Records:
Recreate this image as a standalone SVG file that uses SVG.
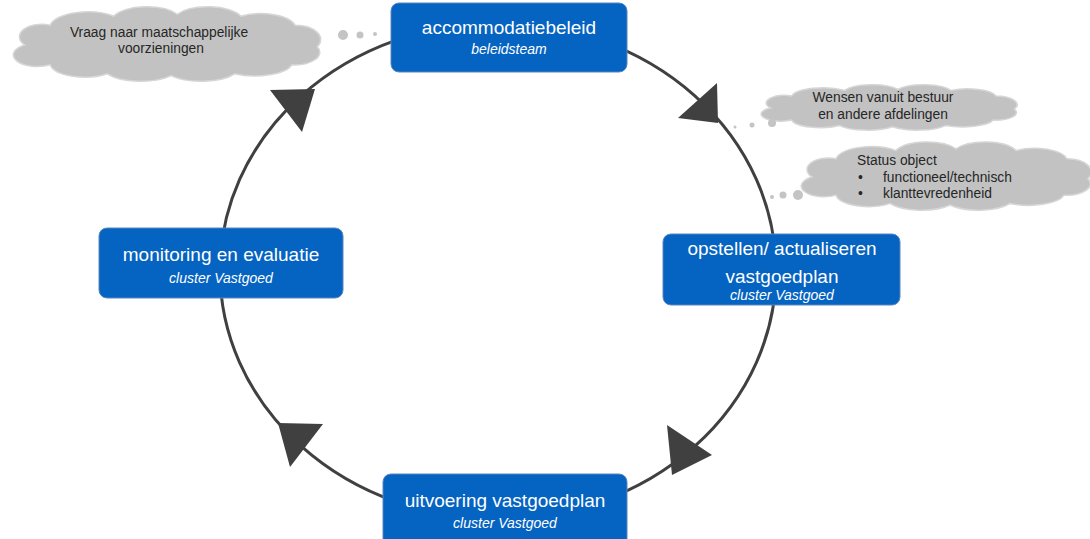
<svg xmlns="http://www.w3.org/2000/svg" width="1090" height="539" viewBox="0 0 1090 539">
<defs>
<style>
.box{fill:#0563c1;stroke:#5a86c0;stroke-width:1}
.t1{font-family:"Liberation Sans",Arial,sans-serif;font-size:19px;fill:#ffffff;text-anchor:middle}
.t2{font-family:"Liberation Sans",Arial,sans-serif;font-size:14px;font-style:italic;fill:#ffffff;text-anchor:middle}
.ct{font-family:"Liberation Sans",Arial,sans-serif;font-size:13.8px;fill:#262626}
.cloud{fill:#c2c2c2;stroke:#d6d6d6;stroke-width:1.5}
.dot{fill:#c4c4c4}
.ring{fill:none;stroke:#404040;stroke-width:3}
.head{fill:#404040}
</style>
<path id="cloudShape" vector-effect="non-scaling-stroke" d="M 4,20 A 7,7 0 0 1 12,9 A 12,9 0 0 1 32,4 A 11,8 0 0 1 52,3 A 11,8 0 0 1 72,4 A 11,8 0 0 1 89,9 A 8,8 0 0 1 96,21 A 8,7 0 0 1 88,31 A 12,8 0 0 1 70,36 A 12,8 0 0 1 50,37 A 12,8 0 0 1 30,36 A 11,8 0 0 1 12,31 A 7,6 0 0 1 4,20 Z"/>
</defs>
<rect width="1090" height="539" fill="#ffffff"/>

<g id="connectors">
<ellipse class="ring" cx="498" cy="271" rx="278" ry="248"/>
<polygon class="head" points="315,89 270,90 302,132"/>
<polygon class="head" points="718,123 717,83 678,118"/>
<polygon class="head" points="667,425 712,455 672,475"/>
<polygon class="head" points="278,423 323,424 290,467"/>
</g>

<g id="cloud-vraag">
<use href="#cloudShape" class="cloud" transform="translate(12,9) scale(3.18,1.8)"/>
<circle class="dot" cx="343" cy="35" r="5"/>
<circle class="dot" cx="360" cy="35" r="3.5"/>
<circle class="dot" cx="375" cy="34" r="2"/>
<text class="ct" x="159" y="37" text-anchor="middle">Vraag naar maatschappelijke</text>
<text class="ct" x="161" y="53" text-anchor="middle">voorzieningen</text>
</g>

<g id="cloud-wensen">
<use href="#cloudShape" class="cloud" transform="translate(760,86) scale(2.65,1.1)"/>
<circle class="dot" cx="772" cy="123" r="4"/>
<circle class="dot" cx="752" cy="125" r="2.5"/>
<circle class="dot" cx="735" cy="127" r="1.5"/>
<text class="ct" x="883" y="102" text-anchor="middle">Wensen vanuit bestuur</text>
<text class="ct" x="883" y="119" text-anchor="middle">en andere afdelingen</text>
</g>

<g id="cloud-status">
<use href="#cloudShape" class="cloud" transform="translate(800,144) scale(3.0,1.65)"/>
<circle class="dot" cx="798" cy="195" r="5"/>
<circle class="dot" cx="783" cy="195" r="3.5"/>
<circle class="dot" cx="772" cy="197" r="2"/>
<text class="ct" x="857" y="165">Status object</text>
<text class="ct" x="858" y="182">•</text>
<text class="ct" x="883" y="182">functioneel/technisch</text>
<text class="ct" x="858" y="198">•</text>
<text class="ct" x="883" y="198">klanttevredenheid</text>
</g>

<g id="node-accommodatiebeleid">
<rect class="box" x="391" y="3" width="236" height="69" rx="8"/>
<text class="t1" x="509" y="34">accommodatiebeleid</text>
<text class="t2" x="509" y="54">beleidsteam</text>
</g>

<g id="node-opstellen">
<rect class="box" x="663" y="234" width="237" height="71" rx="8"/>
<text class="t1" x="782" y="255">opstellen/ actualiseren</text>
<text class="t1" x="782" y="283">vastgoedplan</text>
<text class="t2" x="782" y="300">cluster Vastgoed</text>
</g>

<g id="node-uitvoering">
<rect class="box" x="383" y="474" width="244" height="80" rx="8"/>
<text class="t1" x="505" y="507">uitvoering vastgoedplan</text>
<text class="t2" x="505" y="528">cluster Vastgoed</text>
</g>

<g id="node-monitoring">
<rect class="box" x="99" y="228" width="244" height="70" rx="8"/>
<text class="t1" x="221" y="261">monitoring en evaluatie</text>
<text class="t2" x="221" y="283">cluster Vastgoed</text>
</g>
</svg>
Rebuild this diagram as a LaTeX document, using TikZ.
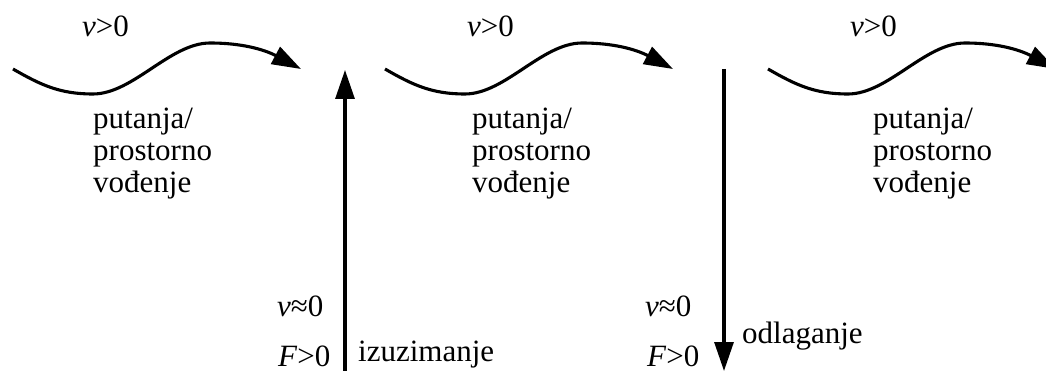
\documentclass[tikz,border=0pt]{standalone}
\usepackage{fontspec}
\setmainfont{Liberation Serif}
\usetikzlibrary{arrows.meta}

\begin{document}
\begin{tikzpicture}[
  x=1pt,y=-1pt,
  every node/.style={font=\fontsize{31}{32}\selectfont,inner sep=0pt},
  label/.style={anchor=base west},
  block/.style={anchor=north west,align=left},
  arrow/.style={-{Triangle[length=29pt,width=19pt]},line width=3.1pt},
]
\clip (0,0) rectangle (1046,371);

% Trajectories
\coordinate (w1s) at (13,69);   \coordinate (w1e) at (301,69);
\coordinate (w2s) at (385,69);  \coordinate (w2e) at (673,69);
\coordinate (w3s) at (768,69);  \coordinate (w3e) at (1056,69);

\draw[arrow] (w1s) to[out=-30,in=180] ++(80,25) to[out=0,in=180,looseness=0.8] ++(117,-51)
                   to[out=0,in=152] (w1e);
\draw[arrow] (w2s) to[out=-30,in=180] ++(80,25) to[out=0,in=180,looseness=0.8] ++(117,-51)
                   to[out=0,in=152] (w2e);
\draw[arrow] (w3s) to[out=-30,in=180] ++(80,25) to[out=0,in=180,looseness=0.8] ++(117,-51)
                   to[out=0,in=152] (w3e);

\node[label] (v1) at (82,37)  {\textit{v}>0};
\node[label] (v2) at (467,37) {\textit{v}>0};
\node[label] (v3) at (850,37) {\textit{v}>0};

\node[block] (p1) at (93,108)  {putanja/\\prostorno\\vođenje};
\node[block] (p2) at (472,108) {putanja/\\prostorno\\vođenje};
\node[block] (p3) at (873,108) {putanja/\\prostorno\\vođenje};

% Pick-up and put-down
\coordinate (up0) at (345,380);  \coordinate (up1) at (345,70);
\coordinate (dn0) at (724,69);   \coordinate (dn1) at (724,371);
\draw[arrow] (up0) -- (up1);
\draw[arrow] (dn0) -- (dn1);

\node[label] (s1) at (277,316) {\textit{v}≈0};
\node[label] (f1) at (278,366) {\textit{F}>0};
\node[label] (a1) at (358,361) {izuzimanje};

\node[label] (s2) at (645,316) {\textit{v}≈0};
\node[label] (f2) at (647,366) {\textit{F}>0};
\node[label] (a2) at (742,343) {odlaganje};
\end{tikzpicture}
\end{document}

Instructions for the task.
Do not include pictures. Give again exactly the lines starting at the one with "Rebuild this diagram" and ending at the one with "(0,0) rectangle (1046,371);", both included.

Output below.
Rebuild this diagram as a LaTeX document, using TikZ.
\documentclass[tikz,border=0pt]{standalone}
\usepackage{fontspec}
\setmainfont{Liberation Serif}
\usetikzlibrary{arrows.meta}

\begin{document}
\begin{tikzpicture}[
  x=1pt,y=-1pt,
  every node/.style={font=\fontsize{31}{32}\selectfont,inner sep=0pt},
  label/.style={anchor=base west},
  block/.style={anchor=north west,align=left},
  arrow/.style={-{Triangle[length=29pt,width=19pt]},line width=3.1pt},
]
\clip (0,0) rectangle (1046,371);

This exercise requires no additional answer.